Rapid technological shifts in video codecs and delivery standards requiring constant, costly R&D investment

The video technology space never sits still. New codecs (like AV1), delivery protocols, and the rise of Artificial Intelligence (AI) for content creation and optimization demand massive, non-optional Research and Development (R&D) spending. For a company like Brightcove, this is a heavy lift.

The company is making 'targeted investments' in areas like the Brightcove AI Suite, but the capital required is substantial relative to its size. For context, Brightcove's investment in capital expenditures and capitalized internal-use software-a key proxy for platform development costs-was $15.6 million in 2023, contributing to a negative free cash flow of $11.1 million for the year. This is the cost of keeping the lights on in a highly innovative sector, and it strains the balance sheet, forcing the company to manage non-GAAP operating expenses to be 'relatively flat' to achieve profitability goals.

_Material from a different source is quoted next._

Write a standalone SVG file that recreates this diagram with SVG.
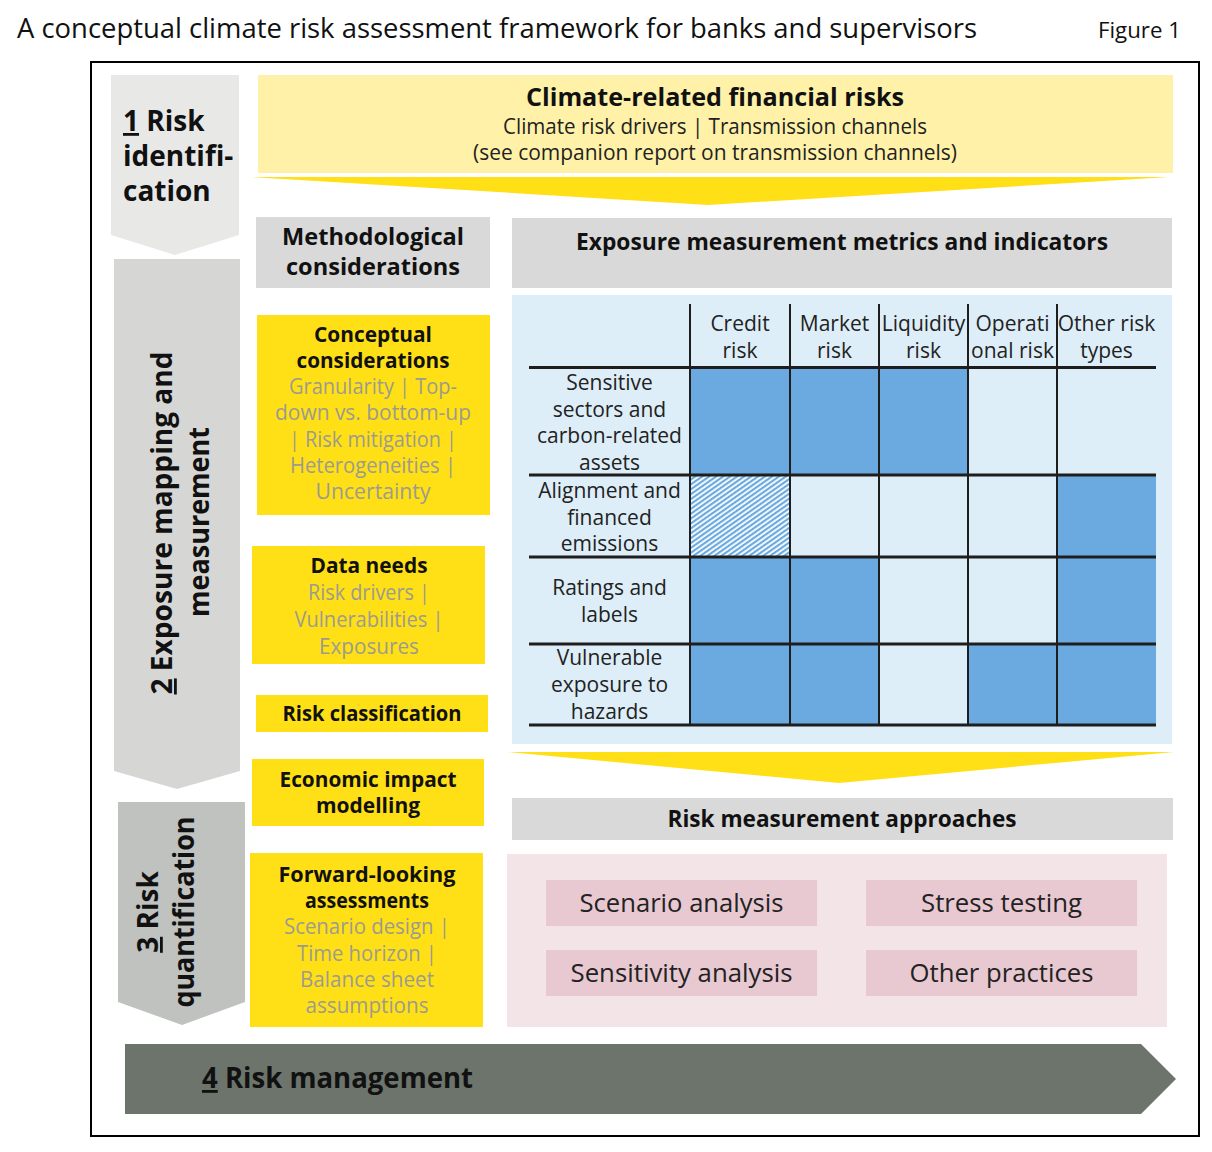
<svg xmlns="http://www.w3.org/2000/svg" width="1212" height="1152" viewBox="0 0 1212 1152">
<style>
text{font-family:"Open Sans","Noto Sans","DejaVu Sans",sans-serif;}
.title{font-size:28px;fill:#111;}
.fig{font-size:22px;fill:#111;}
.stage{font-size:28px;font-weight:700;fill:#111;}
.hb{font-size:23px;font-weight:700;fill:#111;text-anchor:middle;}
.yb{font-size:21px;font-weight:700;fill:#111;text-anchor:middle;}
.gr{font-size:21px;fill:#9c9b90;text-anchor:middle;}
.tb{font-size:21px;fill:#222;text-anchor:middle;}
.pk{font-size:26px;fill:#222;text-anchor:middle;}
.yel{fill:#ffe016;}
.gbox{fill:#d9d9d9;}
.pbox{fill:#e8c9d1;}
.blue{fill:#6aaae0;}
.hl{stroke:#1e1e1e;stroke-width:3;}
.vl{stroke:#1e1e1e;stroke-width:2;}
</style>
<defs>
<pattern id="hatch" width="4" height="4" patternUnits="userSpaceOnUse" patternTransform="rotate(55)">
<rect width="4" height="4" fill="#ffffff"/>
<rect width="2.2" height="4" fill="#6aaae0"/>
</pattern>
</defs>
<rect width="1212" height="1152" fill="#ffffff"/>
<text class="title" x="17" y="38" textLength="960" lengthAdjust="spacingAndGlyphs">A conceptual climate risk assessment framework for banks and supervisors</text>
<text class="fig" x="1098" y="38" textLength="83" lengthAdjust="spacingAndGlyphs">Figure 1</text>
<rect x="91" y="62" width="1108" height="1074" fill="none" stroke="#000" stroke-width="2"/>

<g id="stage1">
<polygon points="111,75 239,75 239,235 175,255 111,235" fill="#e8e9e7"/>
<text class="stage" x="123" y="131"><tspan text-decoration="underline">1</tspan> Risk</text>
<text class="stage" x="123" y="166">identifi-</text>
<text class="stage" x="123" y="201">cation</text>
</g>
<g id="stage2">
<polygon points="114,259 240,259 240,771 177,789 114,771" fill="#d6d7d5"/>
<text class="stage" transform="translate(172,523) rotate(-90)" text-anchor="middle" textLength="343" lengthAdjust="spacingAndGlyphs"><tspan text-decoration="underline">2</tspan> Exposure mapping and</text>
<text class="stage" transform="translate(209,522) rotate(-90)" text-anchor="middle" textLength="190" lengthAdjust="spacingAndGlyphs">measurement</text>
</g>
<g id="stage3">
<polygon points="118,802 245,802 245,1002 182,1025 118,1002" fill="#bfc2bf"/>
<text class="stage" transform="translate(158,912) rotate(-90)" text-anchor="middle"><tspan text-decoration="underline">3</tspan> Risk</text>
<text class="stage" transform="translate(194,912) rotate(-90)" text-anchor="middle" textLength="191" lengthAdjust="spacingAndGlyphs">quantification</text>
</g>
<g id="stage4">
<polygon points="125,1044 1141,1044 1176,1079 1141,1114 125,1114" fill="#6c746c"/>
<text class="stage" x="202" y="1088" fill="#151515" textLength="271" lengthAdjust="spacingAndGlyphs"><tspan text-decoration="underline">4</tspan> Risk management</text>
</g>

<g id="climate-risks">
<rect x="258" y="75" width="915" height="98" fill="#fff2a8"/>
<text x="715" y="106" text-anchor="middle" font-size="25" font-weight="700" fill="#111" textLength="378" lengthAdjust="spacingAndGlyphs">Climate-related financial risks</text>
<text x="715" y="134" class="tb" textLength="424" lengthAdjust="spacingAndGlyphs">Climate risk drivers | Transmission channels</text>
<text x="715" y="160" class="tb" textLength="484" lengthAdjust="spacingAndGlyphs">(see companion report on transmission channels)</text>
</g>

<g id="connectors">
<polygon points="251,177 1170,177 708,205" class="yel"/>
<polygon points="507,752 1174,752 839,783" class="yel"/>
</g>

<g id="methodological">
<rect x="256" y="217" width="234" height="71" class="gbox"/>
<text x="373" y="245" class="hb" font-size="21" textLength="182" lengthAdjust="spacingAndGlyphs">Methodological</text>
<text x="373" y="275" class="hb" font-size="21" textLength="174" lengthAdjust="spacingAndGlyphs">considerations</text>
</g>
<g id="exposure-metrics">
<rect x="512" y="218" width="660" height="70" class="gbox"/>
<text x="842" y="250" class="hb" textLength="532" lengthAdjust="spacingAndGlyphs">Exposure measurement metrics and indicators</text>
</g>

<g id="conceptual">
<rect x="257" y="315" width="233" height="200" class="yel"/>
<text x="373" y="342" class="yb" textLength="118" lengthAdjust="spacingAndGlyphs">Conceptual</text>
<text x="373" y="368" class="yb" textLength="153" lengthAdjust="spacingAndGlyphs">considerations</text>
<text x="373" y="394" class="gr" textLength="168" lengthAdjust="spacingAndGlyphs">Granularity | Top-</text>
<text x="373" y="420" class="gr" textLength="196" lengthAdjust="spacingAndGlyphs">down vs. bottom-up</text>
<text x="373" y="447" class="gr" textLength="168" lengthAdjust="spacingAndGlyphs">| Risk mitigation |</text>
<text x="373" y="473" class="gr" textLength="166" lengthAdjust="spacingAndGlyphs">Heterogeneities |</text>
<text x="373" y="499" class="gr" textLength="115" lengthAdjust="spacingAndGlyphs">Uncertainty</text>
</g>
<g id="data-needs">
<rect x="252" y="546" width="233" height="118" class="yel"/>
<text x="369" y="573" class="yb" textLength="117" lengthAdjust="spacingAndGlyphs">Data needs</text>
<text x="369" y="600" class="gr" textLength="122" lengthAdjust="spacingAndGlyphs">Risk drivers |</text>
<text x="369" y="627" class="gr" textLength="149" lengthAdjust="spacingAndGlyphs">Vulnerabilities |</text>
<text x="369" y="654" class="gr" textLength="100" lengthAdjust="spacingAndGlyphs">Exposures</text>
</g>
<g id="risk-classification">
<rect x="256" y="695" width="232" height="37" class="yel"/>
<text x="372" y="721" class="yb" textLength="179" lengthAdjust="spacingAndGlyphs">Risk classification</text>
</g>
<g id="economic-impact">
<rect x="252" y="759" width="232" height="67" class="yel"/>
<text x="368" y="787" class="yb" textLength="177" lengthAdjust="spacingAndGlyphs">Economic impact</text>
<text x="368" y="813" class="yb" textLength="104" lengthAdjust="spacingAndGlyphs">modelling</text>
</g>
<g id="forward-looking">
<rect x="250" y="853" width="233" height="174" class="yel"/>
<text x="367" y="882" class="yb" textLength="177" lengthAdjust="spacingAndGlyphs">Forward-looking</text>
<text x="367" y="908" class="yb" textLength="124" lengthAdjust="spacingAndGlyphs">assessments</text>
<text x="367" y="934" class="gr" textLength="166" lengthAdjust="spacingAndGlyphs">Scenario design |</text>
<text x="367" y="961" class="gr" textLength="140" lengthAdjust="spacingAndGlyphs">Time horizon |</text>
<text x="367" y="987" class="gr" textLength="134" lengthAdjust="spacingAndGlyphs">Balance sheet</text>
<text x="367" y="1013" class="gr" textLength="123" lengthAdjust="spacingAndGlyphs">assumptions</text>
</g>

<g id="exposure-table">
<rect x="512" y="295" width="660" height="449" fill="#deeef8"/>
<rect x="690" y="367" width="278" height="108" class="blue"/>
<rect x="690" y="475" width="100" height="82" fill="url(#hatch)"/>
<rect x="1057" y="475" width="99" height="250" class="blue"/>
<rect x="690" y="557" width="189" height="168" class="blue"/>
<rect x="968" y="644" width="89" height="81" class="blue"/>
<text x="740" y="331" class="tb">Credit</text>
<text x="740" y="358" class="tb">risk</text>
<text x="834.5" y="331" class="tb">Market</text>
<text x="834.5" y="358" class="tb">risk</text>
<text x="923.5" y="331" class="tb">Liquidity</text>
<text x="923.5" y="358" class="tb">risk</text>
<text x="1012.5" y="331" class="tb">Operati</text>
<text x="1012.5" y="358" class="tb">onal risk</text>
<text x="1106.5" y="331" class="tb">Other risk</text>
<text x="1106.5" y="358" class="tb">types</text>
<text x="609.5" y="390" class="tb">Sensitive</text>
<text x="609.5" y="417" class="tb">sectors and</text>
<text x="609.5" y="443" class="tb">carbon-related</text>
<text x="609.5" y="470" class="tb">assets</text>
<text x="609.5" y="498" class="tb">Alignment and</text>
<text x="609.5" y="525" class="tb">financed</text>
<text x="609.5" y="551" class="tb">emissions</text>
<text x="609.5" y="595" class="tb">Ratings and</text>
<text x="609.5" y="622" class="tb">labels</text>
<text x="609.5" y="665" class="tb">Vulnerable</text>
<text x="609.5" y="692" class="tb">exposure to</text>
<text x="609.5" y="719" class="tb">hazards</text>
<line x1="529" y1="367.5" x2="1156" y2="367.5" class="hl"/>
<line x1="529" y1="475" x2="1156" y2="475" class="hl"/>
<line x1="529" y1="557" x2="1156" y2="557" class="hl"/>
<line x1="529" y1="644" x2="1156" y2="644" class="hl"/>
<line x1="529" y1="725" x2="1156" y2="725" class="hl"/>
<line x1="690" y1="304" x2="690" y2="726" class="vl"/>
<line x1="790" y1="304" x2="790" y2="726" class="vl"/>
<line x1="879" y1="304" x2="879" y2="726" class="vl"/>
<line x1="968" y1="304" x2="968" y2="726" class="vl"/>
<line x1="1057" y1="304" x2="1057" y2="726" class="vl"/>
</g>

<g id="risk-measurement">
<rect x="512" y="798" width="661" height="42" class="gbox"/>
<text x="842" y="827" class="hb" textLength="349" lengthAdjust="spacingAndGlyphs">Risk measurement approaches</text>
</g>
<g id="approaches">
<rect x="507" y="854" width="660" height="173" fill="#f2e4e7"/>
</g>
<g id="scenario-analysis">
<rect x="546" y="880" width="271" height="46" class="pbox"/>
<text x="681.5" y="912" class="pk" textLength="204" lengthAdjust="spacingAndGlyphs">Scenario analysis</text>
</g>
<g id="stress-testing">
<rect x="866" y="880" width="271" height="46" class="pbox"/>
<text x="1001.5" y="912" class="pk" textLength="161" lengthAdjust="spacingAndGlyphs">Stress testing</text>
</g>
<g id="sensitivity-analysis">
<rect x="546" y="950" width="271" height="46" class="pbox"/>
<text x="681.5" y="982" class="pk" textLength="222" lengthAdjust="spacingAndGlyphs">Sensitivity analysis</text>
</g>
<g id="other-practices">
<rect x="866" y="950" width="271" height="46" class="pbox"/>
<text x="1001.5" y="982" class="pk" textLength="184" lengthAdjust="spacingAndGlyphs">Other practices</text>
</g>
</svg>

Macroeconomic uncertainty causing enterprises to delay or cut spending on digital marketing and video projects

Brightcove serves a diverse clientele, including media and enterprise customers who use video for digital marketing, corporate communications, and training. When macroeconomic uncertainty hits, these budgets are often the first to be trimmed or delayed, directly impacting Brightcove's top line.

Evidence of this impact was clear in 2024:

  • Management noted 'longer sales cycles' for new business in Q2 2024.
  • Total revenue for Q3 2024 was $49.9 million, a 2% decrease compared to $51.0 million in Q3 2023.
  • Subscription and support revenue, the core business, was also down 1% year-over-year in Q3 2024.

This sluggish revenue growth, despite achieving a record ARPU, shows that while existing customers are spending more, acquiring new logos or expanding overall market penetration is difficult in a cost-conscious environment. The market is not rewarding specialization enough to offset the economic headwinds.